Alloy composition dictates compatibility; mixing ferrous and non-ferrous leads to brittle joints.
Environmental exposure: coastal areas favor stainless or aluminum over mild steel.
In shop practice, test welds on scraps to dial in settings—one insight from hands-on work is that electrode angle (15-20 degrees) significantly impacts bead profile across types.
Conclusion
Grasping the different types of sheet metal equips you to tackle welding projects with confidence, ensuring durable results tailored to your needs. From mild steel’s versatility in everyday repairs to titanium’s specialized strength in demanding applications, each type brings unique properties that influence weld quality and longevity.
This knowledge reinforces your ability to evaluate materials based on strength, weldability, and environmental fit, reducing trial-and-error in the shop.
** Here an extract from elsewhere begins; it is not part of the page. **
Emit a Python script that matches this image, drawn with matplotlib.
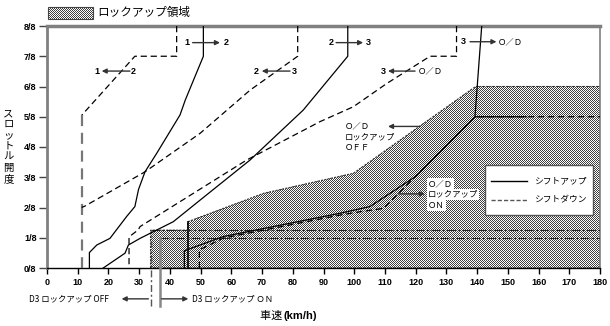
import numpy as np
import matplotlib
matplotlib.use("Agg")
import matplotlib.pyplot as plt
from matplotlib.patches import Polygon, Rectangle
from matplotlib.path import Path

plt.rcParams['font.family'] = ['Noto Sans CJK JP', 'DejaVu Sans']
NUM_FONT = ['Liberation Sans', 'DejaVu Sans']

# ---- shift schedule data: vehicle speed (km/h) vs throttle opening (eighths) ----
up12_x = [50.9, 50.9, 45.0, 43.3, 35.7, 31.9, 29.8, 28.6, 25.9, 20.5, 16.2, 13.8, 13.8]
up12_y = [8.0, 7.0, 5.55, 5.06, 3.79, 3.18, 2.6, 2.03, 1.70, 0.98, 0.76, 0.51, 0.0]

dn21_x = [42.2, 42.2, 28.6, 11.3, 11.3]
dn21_y = [8.0, 7.0, 7.0, 5.05, 0.0]

up23_x = [97.9, 97.9, 83.4, 66.1, 49.9, 41.1, 30.3, 26.5, 25.4, 18.3]
up23_y = [8.0, 7.0, 5.22, 3.57, 2.25, 1.53, 0.98, 0.76, 0.49, 0.0]

dn32_x = [81.6, 81.6, 66.1, 49.8, 31.9, 12.4, 11.3]
dn32_y = [8.0, 7.0, 5.88, 4.45, 3.18, 2.05, 2.0]

up3od_x = [141.5, 139.3]
up3od_y = [8.0, 5.0]

dnod3_x = [133.3, 133.3, 124.7, 110.6, 99.7, 88.9, 65.0, 44.2, 30.3, 29.7, 26.7, 26.7]
dnod3_y = [8.0, 7.0, 7.0, 6.1, 5.33, 4.84, 3.57, 2.25, 1.37, 1.26, 1.03, 0.0]

# O/D lock-up ON engagement / release
lu_on_up_x = [44.7, 44.7, 57.4, 95.4, 105.1, 120.2, 139.3, 156.0]
lu_on_up_y = [0.0, 0.57, 1.04, 1.81, 2.03, 3.04, 5.0, 5.0]
lu_on_dn_x = [49.6, 49.6, 57.4, 95.4, 101.9, 109.5, 120.3, 139.3, 180.0]
lu_on_dn_y = [0.0, 0.60, 0.99, 1.75, 1.86, 1.97, 3.07, 5.0, 5.0]

# lock-up region outline
lock_x = [33.7, 33.7, 45.8, 45.8, 70.5, 99.7, 139.5, 180.0, 180.0]
lock_y = [0.0, 1.25, 1.25, 1.53, 2.47, 3.13, 6.0, 6.0, 0.0]

# D3 lock-up limits
d3_off_speed = 33.7
d3_on_speed = 36.8
d3_off_level = 1.25
d3_on_level = 1.0

x_ticks = list(range(0, 181, 10))
y_ticks = list(range(0, 9))
y_labels = [f"{k}/8" for k in y_ticks]

W, H = 610, 326
fig = plt.figure(figsize=(W / 100, H / 100), dpi=100)
L, B, R, T = 47, 268, 600, 26
ax = fig.add_axes([L / W, 1 - B / H, (R - L) / W, (B - T) / H])
ax.set_xlim(0, 180)
ax.set_ylim(0, 8)
ax.set_zorder(1)
ax.patch.set_alpha(0)

# region outline
poly = Polygon(list(zip(lock_x, lock_y)), closed=True, facecolor='none',
               edgecolor='#333333', lw=0.8, linestyle=(0, (2, 1)), zorder=2)
ax.add_patch(poly)

# pixel-exact dot screen for the lock-up region and its key swatch
SW_BOX = (48, 7, 93, 19)  # left, top, right, bottom in pixels
disp = ax.transData.transform(np.column_stack([lock_x, lock_y]))
jj, ii = np.meshgrid(np.arange(W), np.arange(H))
pts = np.column_stack([(jj + 0.5).ravel(), (H - ii - 0.5).ravel()])
inside = Path(disp).contains_points(pts).reshape(H, W)
inside |= (jj >= SW_BOX[0]) & (jj < SW_BOX[2]) & (ii >= SW_BOX[1]) & (ii < SW_BOX[3])
dots = ((ii + jj) % 2 == 0)
screen = np.ones((H, W, 4))
screen[dots, :3] = 0.25
screen[..., 3] = inside.astype(float)
fig.figimage(screen, xo=0, yo=0, origin='upper', zorder=0)
fig.add_artist(Rectangle((SW_BOX[0] / W, 1 - SW_BOX[3] / H),
                         (SW_BOX[2] - SW_BOX[0]) / W, (SW_BOX[3] - SW_BOX[1]) / H,
                         transform=fig.transFigure, fill=False,
                         edgecolor='#444444', lw=0.8))

# region edges
ax.plot([45.8, 45.8], [0, 1.53], color='black', lw=1.2, zorder=3)
ax.plot([d3_off_speed, 180], [d3_off_level, d3_off_level], color='#222222', lw=0.8,
        linestyle=(0, (8, 2, 2, 2)), zorder=3)
ax.plot([d3_on_speed, 180], [d3_on_level, d3_on_level], color='#222222', lw=0.8,
        linestyle=(0, (8, 2, 2, 2)), zorder=3)
ax.plot([d3_off_speed, d3_off_speed], [-1.26, d3_off_level], color='#555555', lw=1.0,
        linestyle=(0, (5, 2, 1.5, 2)), clip_on=False, zorder=3)
ax.plot([d3_on_speed, d3_on_speed], [-1.26, d3_on_level], color='#888888', lw=1.8,
        clip_on=False, zorder=3)

solid = dict(color='black', lw=0.9, zorder=4)
dashed = dict(color='black', lw=0.9, linestyle=(0, (5, 3)), zorder=4)

ax.plot(up12_x, up12_y, **solid)
ax.plot(dn21_x[:4], dn21_y[:4], **dashed)
ax.plot(dn21_x[3:], dn21_y[3:], color='#777777', lw=1.6, linestyle=(0, (5, 3)), zorder=4)
ax.plot(up23_x, up23_y, **solid)
ax.plot(dn32_x, dn32_y, **dashed)
ax.plot(up3od_x, up3od_y, **solid)
ax.plot(dnod3_x, dnod3_y, **dashed)
ax.plot(lu_on_up_x, lu_on_up_y, **solid)
ax.plot(lu_on_dn_x, lu_on_dn_y, **dashed)

# axes styling
for side in ('left', 'top', 'right'):
    ax.spines[side].set_color('#808080')
ax.spines['left'].set_linewidth(2.0)
ax.spines['top'].set_linewidth(2.5)
ax.spines['right'].set_linewidth(1.2)
ax.spines['bottom'].set_color('black')
ax.spines['bottom'].set_linewidth(1.0)
ax.set_xticks(x_ticks)
ax.set_yticks(y_ticks)
ax.set_yticklabels(y_labels)
ax.tick_params(axis='y', direction='out', length=6, width=1, pad=1.5, color='#444444')
ax.tick_params(axis='x', direction='out', length=4.5, width=1, pad=3, color='black')
for lab in ax.get_xticklabels() + ax.get_yticklabels():
    lab.set_fontfamily(NUM_FONT)
    lab.set_fontweight('bold')
    lab.set_fontsize(6.5)

arrow = dict(arrowstyle='-|>', color='#333333', lw=1.0, mutation_scale=7,
             shrinkA=0, shrinkB=0)
numtxt = dict(fontfamily=NUM_FONT, fontweight='bold', fontsize=6.5,
              ha='center', va='center', zorder=6)


def gear_label(x0, x1, y, left, right, a_from, a_to, jp_right=False):
    ax.text(x0, y, left, **numtxt)
    if jp_right:
        ax.text(x1, y, right, ha='left', va='center', fontsize=6, zorder=6)
    else:
        ax.text(x1, y, right, **numtxt)
    ax.annotate('', xy=(a_to, y), xytext=(a_from, y), arrowprops=arrow, zorder=6)


gear_label(45.5, 58.5, 7.45, '1', '2', 47.4, 56.3)
gear_label(16.2, 28.1, 6.51, '1', '2', 27.0, 17.8)
gear_label(92.4, 104.6, 7.45, '2', '3', 94.1, 102.9)
gear_label(68.0, 80.5, 6.51, '2', '3', 79.1, 69.9)
gear_label(109.5, 120.8, 6.51, '3', 'Ｏ／Ｄ', 119.8, 111.0, jp_right=True)
gear_label(135.5, 146.8, 7.48, '3', 'Ｏ／Ｄ', 137.7, 146.3, jp_right=True)

# lock-up annotations
lab = dict(fontsize=6, ha='left', va='center', zorder=6)
ax.text(97.0, 4.70, 'Ｏ／Ｄ', **lab)
ax.text(97.0, 4.34, 'ロックアップ', **lab)
ax.text(97.0, 3.98, 'ＯＦＦ', **lab)
ax.annotate('', xy=(111.0, 4.68), xytext=(121.4, 4.68), arrowprops=arrow, zorder=6)

wb = dict(facecolor='white', edgecolor='none', pad=0.6)
ax.text(124.0, 2.80, 'Ｏ／Ｄ', bbox=wb, **lab)
ax.text(124.0, 2.44, 'ロックアップ', bbox=wb, **lab)
ax.text(124.0, 2.06, 'ＯＮ', bbox=wb, **lab)
ax.annotate('', xy=(123.0, 2.45), xytext=(114.3, 2.45), arrowprops=arrow, zorder=6)

ax.text(-5.9, -1.02, 'D3 ロックアップ OFF', fontsize=6, ha='left', va='center',
        clip_on=False)
ax.annotate('', xy=(24.3, -1.02), xytext=(33.0, -1.02), arrowprops=arrow,
            annotation_clip=False)
ax.annotate('', xy=(46.0, -1.02), xytext=(37.3, -1.02), arrowprops=arrow,
            annotation_clip=False)
ax.text(47.1, -1.02, 'D3 ロックアップ ＯＮ', fontsize=6, ha='left', va='center',
        clip_on=False)

# legend box for line styles
lx0, lx1 = 142.5, 177.8
ly0, ly1 = 1.74, 3.40
ax.add_patch(Rectangle((lx0, ly0), lx1 - lx0, ly1 - ly0, facecolor='white',
                       edgecolor='#555555', lw=1.0, zorder=5))
ax.plot([144.6, 156.1], [2.88, 2.88], color='black', lw=1.0, zorder=6)
ax.plot([144.6, 156.1], [2.25, 2.25], color='#555555', lw=1.0,
        linestyle=(0, (3, 1.5)), zorder=6)
ax.text(158.7, 2.88, 'シフトアップ', fontsize=6.3, ha='left', va='center', zorder=6)
ax.text(158.7, 2.25, 'シフトダウン', fontsize=6.3, ha='left', va='center', zorder=6)

fig.text(97 / W, 1 - 12.5 / H, 'ロックアップ領域', fontsize=8.4, ha='left', va='center')

# axis titles
fig.text(8.5 / W, 1 - 146 / H, '\n'.join('スロットル開度'), fontsize=7.5,
         ha='center', va='center', linespacing=1.12)
fig.text(260 / W, 1 - 316 / H, '車速 ', fontsize=8, ha='left', va='center')
fig.text(283 / W, 1 - 316 / H, '(km/h)', fontsize=8, fontweight='bold',
         fontfamily=NUM_FONT, ha='left', va='center')

fig.savefig('out.png', dpi=100)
For an advanced insight: in multi-pass welds on thicker sheets, monitoring heat-affected zone (HAZ) width—typically 1/8 to 1/4 inch in steel—can optimize toughness by adjusting travel speed, preventing grain coarsening that leads to cracks under load.
FAQ
What sheet metal type is best for beginner welders?
Mild steel is ideal for starters due to its forgiving nature in MIG welding, requiring minimal prep and offering stable arcs at standard settings.
How does sheet metal gauge affect welding parameters?
Thicker gauges (lower numbers) need higher amperage and slower travel to achieve fusion, while thinner ones risk burn-through without pulse modes or reduced heat.
Can you weld different sheet metal types together?
Yes, but with care—use compatible fillers like bimetallic strips for steel-aluminum joints to avoid corrosion or weakness from mismatched expansion rates.
What safety gear is essential when welding galvanized sheet metal?
Respirators rated for zinc fumes, along with exhaust systems, are critical to prevent inhalation issues; gloves and eye protection handle spatter.
How do you prevent warping in aluminum sheet metal welding?
Clamp fixtures securely and use intermittent tacking with low heat input, allowing cooling between passes to distribute stress evenly.